PROVIDED DATA ▸
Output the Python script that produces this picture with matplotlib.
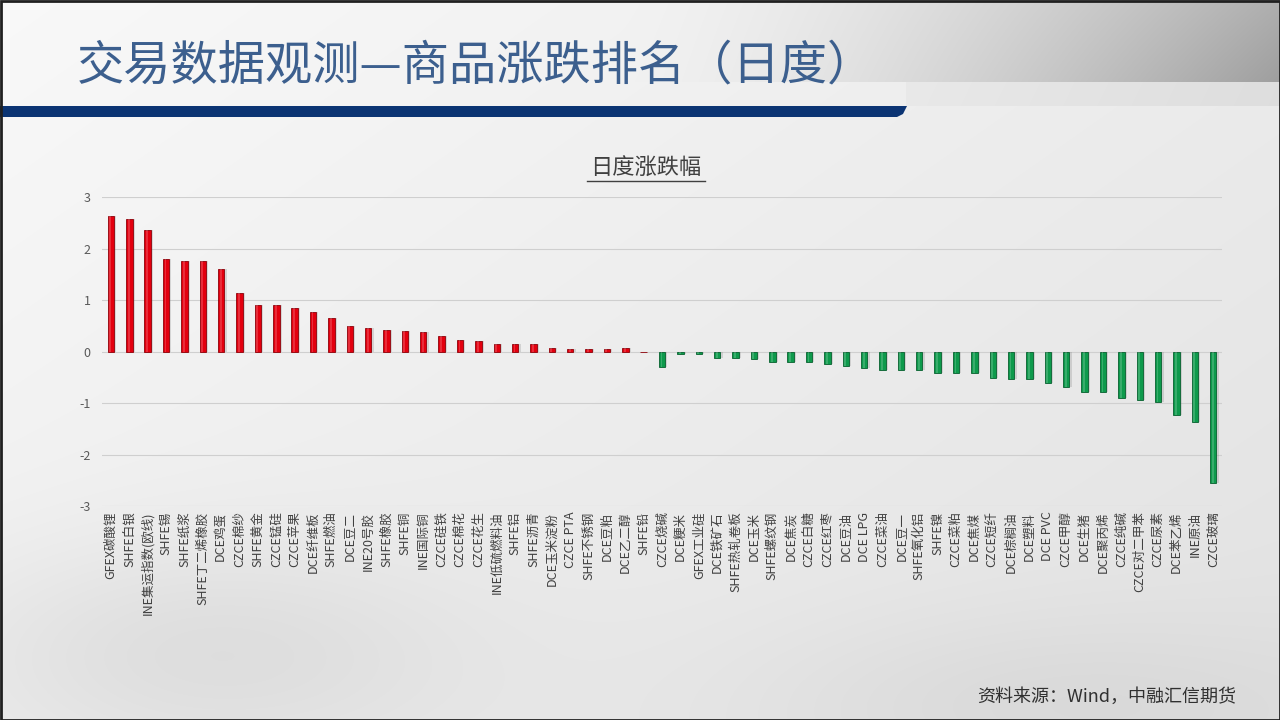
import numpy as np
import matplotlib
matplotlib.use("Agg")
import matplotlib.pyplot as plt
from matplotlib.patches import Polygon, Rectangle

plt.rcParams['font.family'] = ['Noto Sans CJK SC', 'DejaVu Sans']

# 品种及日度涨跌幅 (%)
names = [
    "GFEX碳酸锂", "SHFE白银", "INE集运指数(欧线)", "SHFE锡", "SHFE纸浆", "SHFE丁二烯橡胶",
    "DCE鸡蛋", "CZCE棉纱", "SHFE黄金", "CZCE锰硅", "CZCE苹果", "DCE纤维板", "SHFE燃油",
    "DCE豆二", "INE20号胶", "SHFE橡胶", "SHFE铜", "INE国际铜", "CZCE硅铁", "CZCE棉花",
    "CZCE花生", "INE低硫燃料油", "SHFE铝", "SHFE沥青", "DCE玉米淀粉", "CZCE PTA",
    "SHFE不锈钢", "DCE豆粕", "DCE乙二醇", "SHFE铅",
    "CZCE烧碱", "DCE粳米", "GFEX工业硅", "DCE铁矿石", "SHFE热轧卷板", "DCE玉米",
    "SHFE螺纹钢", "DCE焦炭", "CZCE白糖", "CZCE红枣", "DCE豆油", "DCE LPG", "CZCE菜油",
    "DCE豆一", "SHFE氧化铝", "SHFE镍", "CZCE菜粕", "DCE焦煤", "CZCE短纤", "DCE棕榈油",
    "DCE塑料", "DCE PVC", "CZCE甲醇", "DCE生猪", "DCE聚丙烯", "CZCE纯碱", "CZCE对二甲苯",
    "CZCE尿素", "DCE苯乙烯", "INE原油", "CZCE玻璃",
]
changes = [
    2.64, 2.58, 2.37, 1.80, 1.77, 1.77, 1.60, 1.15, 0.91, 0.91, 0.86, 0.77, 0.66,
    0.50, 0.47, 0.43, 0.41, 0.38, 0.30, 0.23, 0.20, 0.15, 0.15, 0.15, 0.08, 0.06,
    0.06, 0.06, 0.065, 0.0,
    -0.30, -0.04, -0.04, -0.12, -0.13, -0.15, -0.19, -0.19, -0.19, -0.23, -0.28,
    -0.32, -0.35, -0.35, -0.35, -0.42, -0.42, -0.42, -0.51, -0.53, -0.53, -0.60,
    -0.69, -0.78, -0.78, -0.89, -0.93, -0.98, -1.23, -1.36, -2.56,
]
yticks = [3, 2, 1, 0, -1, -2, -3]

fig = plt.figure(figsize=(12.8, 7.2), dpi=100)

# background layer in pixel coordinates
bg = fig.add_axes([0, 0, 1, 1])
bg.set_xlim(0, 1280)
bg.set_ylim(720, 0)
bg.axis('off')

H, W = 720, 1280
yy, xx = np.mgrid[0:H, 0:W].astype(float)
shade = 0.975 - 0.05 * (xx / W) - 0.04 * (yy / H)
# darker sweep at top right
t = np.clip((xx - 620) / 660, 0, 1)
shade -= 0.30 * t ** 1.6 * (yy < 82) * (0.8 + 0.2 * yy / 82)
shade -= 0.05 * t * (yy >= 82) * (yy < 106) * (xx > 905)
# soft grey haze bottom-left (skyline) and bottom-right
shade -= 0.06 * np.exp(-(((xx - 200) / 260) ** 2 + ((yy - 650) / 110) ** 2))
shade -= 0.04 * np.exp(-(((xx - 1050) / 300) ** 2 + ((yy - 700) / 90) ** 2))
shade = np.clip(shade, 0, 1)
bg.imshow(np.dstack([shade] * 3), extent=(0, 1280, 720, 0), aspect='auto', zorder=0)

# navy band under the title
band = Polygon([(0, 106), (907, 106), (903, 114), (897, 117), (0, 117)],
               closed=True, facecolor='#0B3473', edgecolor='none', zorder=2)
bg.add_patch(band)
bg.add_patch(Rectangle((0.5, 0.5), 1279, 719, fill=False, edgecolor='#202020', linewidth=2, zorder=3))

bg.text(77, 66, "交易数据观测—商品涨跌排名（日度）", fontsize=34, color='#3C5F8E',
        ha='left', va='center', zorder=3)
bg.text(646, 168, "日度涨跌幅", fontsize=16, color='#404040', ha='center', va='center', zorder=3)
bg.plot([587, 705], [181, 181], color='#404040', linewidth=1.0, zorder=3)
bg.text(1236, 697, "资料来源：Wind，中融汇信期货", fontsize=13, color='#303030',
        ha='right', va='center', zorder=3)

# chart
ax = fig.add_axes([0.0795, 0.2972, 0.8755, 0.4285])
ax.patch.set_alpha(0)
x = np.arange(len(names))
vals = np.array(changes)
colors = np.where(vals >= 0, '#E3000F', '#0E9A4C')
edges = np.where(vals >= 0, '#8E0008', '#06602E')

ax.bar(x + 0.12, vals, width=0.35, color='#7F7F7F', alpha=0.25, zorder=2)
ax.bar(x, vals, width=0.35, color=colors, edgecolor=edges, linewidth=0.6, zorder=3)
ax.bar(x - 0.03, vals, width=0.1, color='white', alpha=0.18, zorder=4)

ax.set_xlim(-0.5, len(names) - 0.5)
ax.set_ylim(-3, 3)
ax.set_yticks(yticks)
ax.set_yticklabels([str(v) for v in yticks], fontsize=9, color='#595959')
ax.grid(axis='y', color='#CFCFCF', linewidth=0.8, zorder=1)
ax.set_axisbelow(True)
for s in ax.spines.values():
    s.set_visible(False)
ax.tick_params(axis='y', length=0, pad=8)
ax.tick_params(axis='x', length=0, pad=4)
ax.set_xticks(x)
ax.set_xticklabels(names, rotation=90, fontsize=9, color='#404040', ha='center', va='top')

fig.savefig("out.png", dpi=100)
...
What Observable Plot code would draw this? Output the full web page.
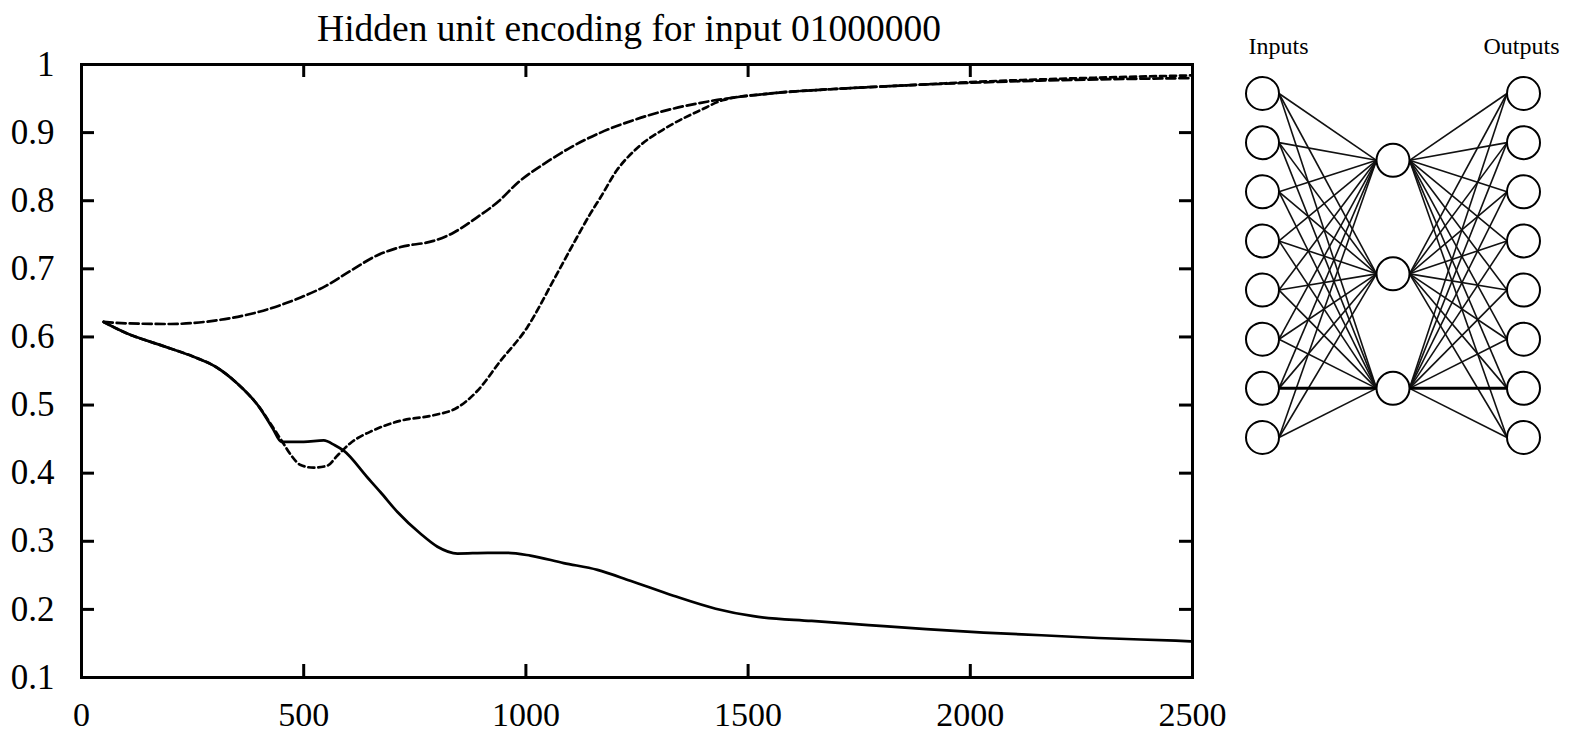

WHAT TO PRODUCE ▸
Skip the pictures. Set down only the lines from the one containing "Output the Python" through the one containing "plt.rcParams['font.family'] = ['Noto", exactly as they appear, ends included.

SOLUTION FOR THIS PROBLEM ▸
Output the Python script that produces this picture with matplotlib.
import numpy as np
import matplotlib
matplotlib.use("Agg")
import matplotlib.pyplot as plt
from matplotlib.patches import Polygon, Rectangle

plt.rcParams['font.family'] = ['Noto Sans CJK SC', 'DejaVu Sans']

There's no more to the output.